My Run in With the FBI

February 1, 2024 at 10:14 a.m.
Cartoon by Pete D’Amico
Cartoon by Pete D’Amico Pat D'Amico

My grandchildren will never believe that I was once tracked down by the FBI. 

It began on a summer day in the early 70s. I answered the doorbell to find two men in dark suits and skinny ties on my doorstep. The late afternoon sun glinted off of the FBI badges that they thrust under my nose.

“Are you Mrs. D’Amico?” asked Agent No. 1, eyeing me suspiciously.

“I am,” I answered cautiously.

“Is that your car?” asked Agent No. 2, as he scrutinized a red, 1966 Ford convertible in the carport.

“It is.”

“Did you drive it today?”

“I did.”

“When will your husband be home?” demanded Agent No. 1, looking to see if I was starting to squirm.

“In about an hour, and what is this all about?” I finally blurted.

The agents responded in one voice, “We’re not at liberty to say. We’ll be back.”

My eight-year-old son and six-year-old daughter were taking all of this in with eyes like ping-pong balls. I closed the door and assured them that “Mommy” would not be hauled off to prison.

When my husband came home, I hurriedly told him what happened. Good thing, too, because the FBI was back within minutes. I invited them in. They declined. They wanted to talk to my husband, alone, outside.

I glued my ear to the door and when that didn’t work, I stared them down from inside the front window. Two can play that game, I thought.

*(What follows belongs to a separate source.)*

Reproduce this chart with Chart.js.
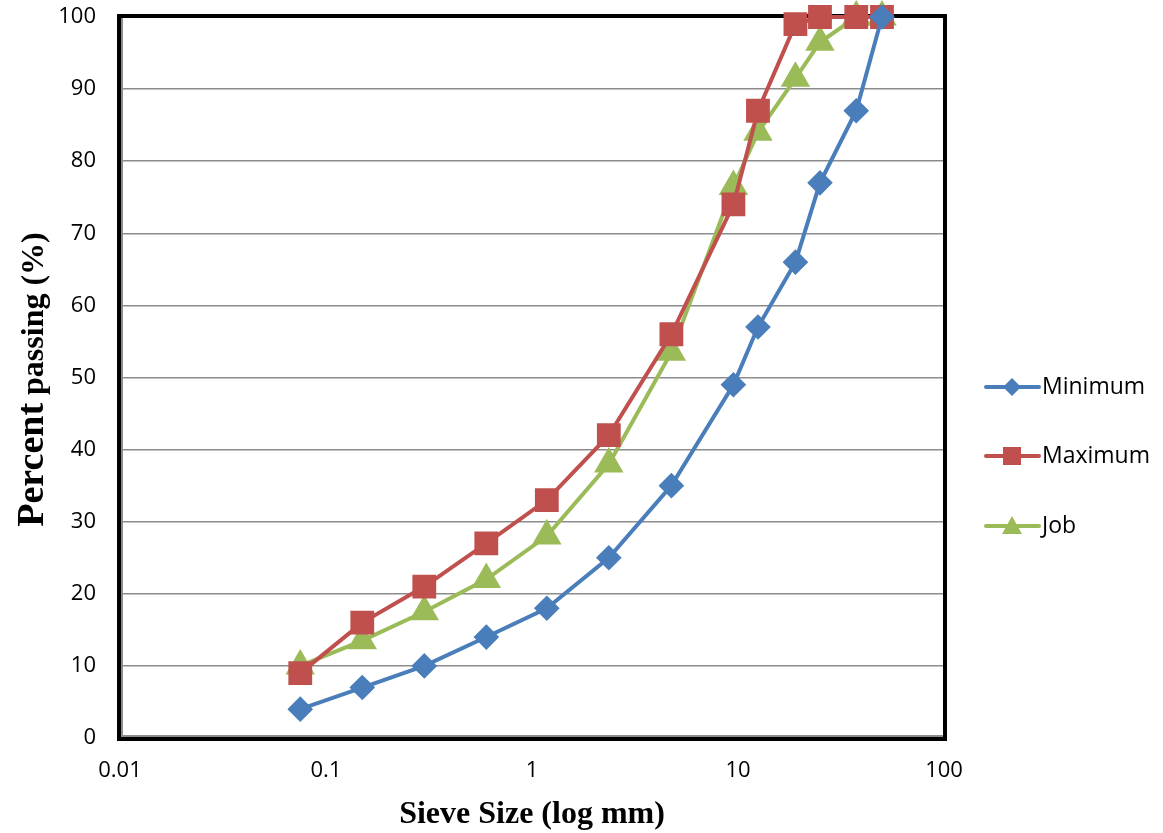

There were gestures toward me and my car. Finally, my husband smiled, sort of, and the agents shifted their demeanor into neutral. Without a word, they turned and left.

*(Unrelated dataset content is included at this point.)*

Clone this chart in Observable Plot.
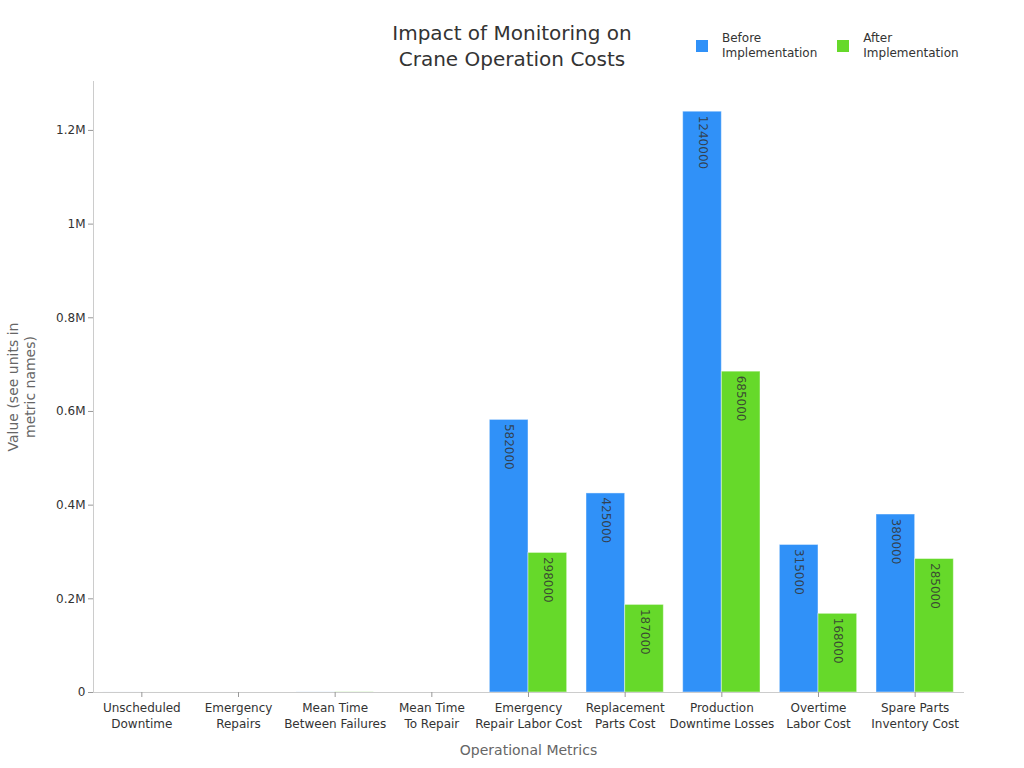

“What!” I said when my husband came in the house.

“You were spotted near the Safeway Distribution Center photographing the movement of trains. Some radical group had threatened to plant a bomb and disrupt the food supply.”

“They thought I was going to blow up Safeway?” I asked incredulously.

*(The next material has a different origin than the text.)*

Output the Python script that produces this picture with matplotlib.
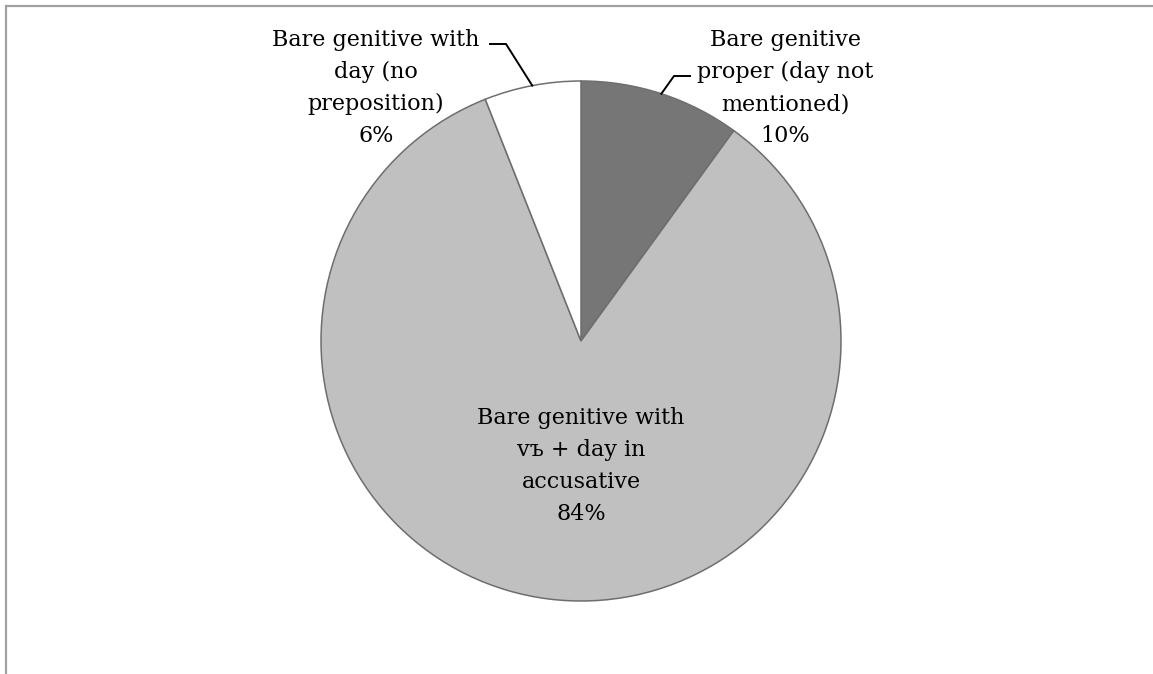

“Apparently, your long hair fit some kind of a profile and you have been reported more than once at that site. I explained the ‘train thing’ in our family and even offered to show them the N gauge railroad layout in our basement. They seemed satisfied, I think.”

“They just left!” I said. “No apology! How about, ‘We’re sorry we scared the bejeebers out of you?”

I was, indeed, complicit in photographing railroad operations, only the camera was held by an eight-year-old train nut. In fact, we had been hanging around train tracks all over town so he could take pictures and then draw the engines and cars accurately.

We decided this matter needed resolution so we asked out attorney to write a letter to the FBI, vouching for my character and promising I would not blow up Safeway. That, Dear Children, is a promise I have kept to this day.

Editor's Note: The 'infamous' Pat D'Amico sent a postscript about this story: "A little snippet of background on the true FBI story:  At the time, I was surprised to learn that the old Eastside Journal had done a small piece on the incident.  They must have had a reporter keeping an eye on the FBI." 

This photo of Pat D’Amico, longtime contributor to Northwest Prime Time, was taken the day of her 70th high school reunion. “I kept my mom’s house in Bellingham and the renters are wonderful. My daughter snapped the picture while I was looking around with great pleasure,” says Pat.